I have updated the specification given below. I have tried to be more clear about what plots are required. I still want you to experiment. Find something you think is interesting to show.

Experiment with parameter learning in the faculty data from the mcmc lab:

- Add hyper-parameters and learn them one-by-one. Compare your results as you go.
- How does learning the hyper-parameters affect the posterior distributions for the mean and variance? Compare the posterior distributions you obtain with learned hyper-parameters to the posterior distributions you obtained when the prior parameters (hyper-parameters) were hard coded.

In the end you should have four graphs for the mean and variance (hint: one joint mean variance graph is better than two independent ones) and one for the hard coded hyper-parameters. You will also need a few graphs of the distributions over the hyper parameters for each case (hint: one graph with multiple lines is easier to draw conclusions from than several independent graphs). You will need to check the mixing with mixing graphs, but you do not need to show them to me.
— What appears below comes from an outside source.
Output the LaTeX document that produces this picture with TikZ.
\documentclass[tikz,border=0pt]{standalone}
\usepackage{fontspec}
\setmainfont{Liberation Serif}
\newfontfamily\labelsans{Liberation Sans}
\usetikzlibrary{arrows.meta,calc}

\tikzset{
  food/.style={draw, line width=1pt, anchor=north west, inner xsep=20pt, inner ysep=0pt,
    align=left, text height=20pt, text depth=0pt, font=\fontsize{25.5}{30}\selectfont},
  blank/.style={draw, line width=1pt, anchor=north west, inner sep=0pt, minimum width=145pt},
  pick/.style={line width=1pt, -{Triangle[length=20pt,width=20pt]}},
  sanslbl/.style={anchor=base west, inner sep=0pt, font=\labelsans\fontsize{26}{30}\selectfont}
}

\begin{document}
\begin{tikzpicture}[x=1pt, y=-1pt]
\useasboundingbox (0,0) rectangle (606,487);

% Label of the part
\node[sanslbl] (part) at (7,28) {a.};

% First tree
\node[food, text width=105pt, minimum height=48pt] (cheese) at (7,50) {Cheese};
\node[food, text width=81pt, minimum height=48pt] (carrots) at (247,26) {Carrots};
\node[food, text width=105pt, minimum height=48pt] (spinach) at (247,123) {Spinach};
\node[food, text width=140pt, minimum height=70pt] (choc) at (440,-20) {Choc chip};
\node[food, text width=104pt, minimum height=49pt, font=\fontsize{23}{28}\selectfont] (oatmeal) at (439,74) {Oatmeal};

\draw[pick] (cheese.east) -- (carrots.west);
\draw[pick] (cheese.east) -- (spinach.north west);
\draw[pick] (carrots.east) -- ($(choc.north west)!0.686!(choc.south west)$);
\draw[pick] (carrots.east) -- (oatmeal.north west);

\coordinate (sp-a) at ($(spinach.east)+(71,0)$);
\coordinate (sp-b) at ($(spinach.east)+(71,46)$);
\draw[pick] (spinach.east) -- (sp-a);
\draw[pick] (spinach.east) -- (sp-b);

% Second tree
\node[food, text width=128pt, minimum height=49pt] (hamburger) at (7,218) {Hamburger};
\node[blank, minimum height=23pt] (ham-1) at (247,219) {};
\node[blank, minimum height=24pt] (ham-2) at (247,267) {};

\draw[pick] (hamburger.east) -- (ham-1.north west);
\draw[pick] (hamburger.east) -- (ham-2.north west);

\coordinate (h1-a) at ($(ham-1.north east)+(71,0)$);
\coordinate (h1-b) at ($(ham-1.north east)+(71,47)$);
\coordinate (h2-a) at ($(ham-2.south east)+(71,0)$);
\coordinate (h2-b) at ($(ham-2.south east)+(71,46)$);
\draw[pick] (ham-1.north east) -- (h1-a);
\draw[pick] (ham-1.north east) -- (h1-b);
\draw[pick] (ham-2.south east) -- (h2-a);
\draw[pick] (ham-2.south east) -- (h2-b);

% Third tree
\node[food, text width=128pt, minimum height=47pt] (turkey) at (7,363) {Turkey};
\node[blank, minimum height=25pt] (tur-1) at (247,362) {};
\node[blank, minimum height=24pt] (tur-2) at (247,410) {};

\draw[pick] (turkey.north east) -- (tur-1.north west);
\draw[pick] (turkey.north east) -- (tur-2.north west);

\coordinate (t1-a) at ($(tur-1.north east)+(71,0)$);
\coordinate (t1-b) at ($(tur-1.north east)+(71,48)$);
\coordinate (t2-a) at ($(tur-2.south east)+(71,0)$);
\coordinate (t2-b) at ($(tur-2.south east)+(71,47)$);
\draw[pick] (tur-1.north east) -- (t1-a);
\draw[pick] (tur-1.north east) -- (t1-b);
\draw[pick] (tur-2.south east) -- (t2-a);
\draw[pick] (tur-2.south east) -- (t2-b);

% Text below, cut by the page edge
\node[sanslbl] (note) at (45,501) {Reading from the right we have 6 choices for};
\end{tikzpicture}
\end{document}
Extend the Alarm model from the mcmc lab to allow for multiple observations and parameter learning. However we will modify it as follows:

- P(b)=0.2 and P(e)= 0.3 (think of them as lifetime probabilities or the author has moved to a very unstable neighborhood…)
- P(a|~b,~e) = 0.2 (bad alarm too…)
- P(j|~a) = 0.2 and P(m|~a) = 0.3 (but friendlier neighbors!)

In this case generate your own test data (hint: use your MCMC code!). Try the following:

- Add three hyper-parameters to learn, then try learning with 1/2 of the parameters, then try learning them all. The point is to get a feel for how adding hyper-parameters affects your network. Compare your results as you go, and compare your results to the known true parameters.
- Experiment with the amount of data you give your parameter learning version of the network. Note that your objective here is to see how data affect the learning. Obviously more data allows you to better learn the parameters. Unfortunately more data will take longer too. Do not get carried away with the amount of data or you will spend the rest of the semester on this! You might want to start with just 100 sets of observations, you may need to go even lower. Show me a few plots so I can see a change in the learning as you changed the amount of data.
- Experiment with the true parameters. For example, go back to the original parameters (P(b)= 0.001, etc.), does this make the system harder or easier to learn? What in general makes a net harder to learn? (a few more plots)
- Try adding a hyper-hyper-parameter or two (distributions on the parameters in the distributions of the parameters. How does this affect your results. (one or two more plots)
- WITHOUT the hyper-hyper parameters try adding some observations with missing data (removed by hand if that is easiest for you). For example, suppose for some rows in your input data, you do not know if John Called or not, in others we do not know if there was a burglary or not. Again, remove a large enough percentage of the data so I can see a change in the learning. (a few plots)
- Add inference: Given a batch of your data, assume that Mary has just called. What is the posterior probability of a burglary given your training data and the fact that Mary called. (one more plot)

In general I would like to see a lot of graphs and not much writing. What writing you do should be pointing out the interesting things about the graphs and drawing conclusions.

Note that you can go back to working in pairs for this lab. Since you will each have your own mcmc code, you might want to try running a few of your experiments on both versions and comparing the results.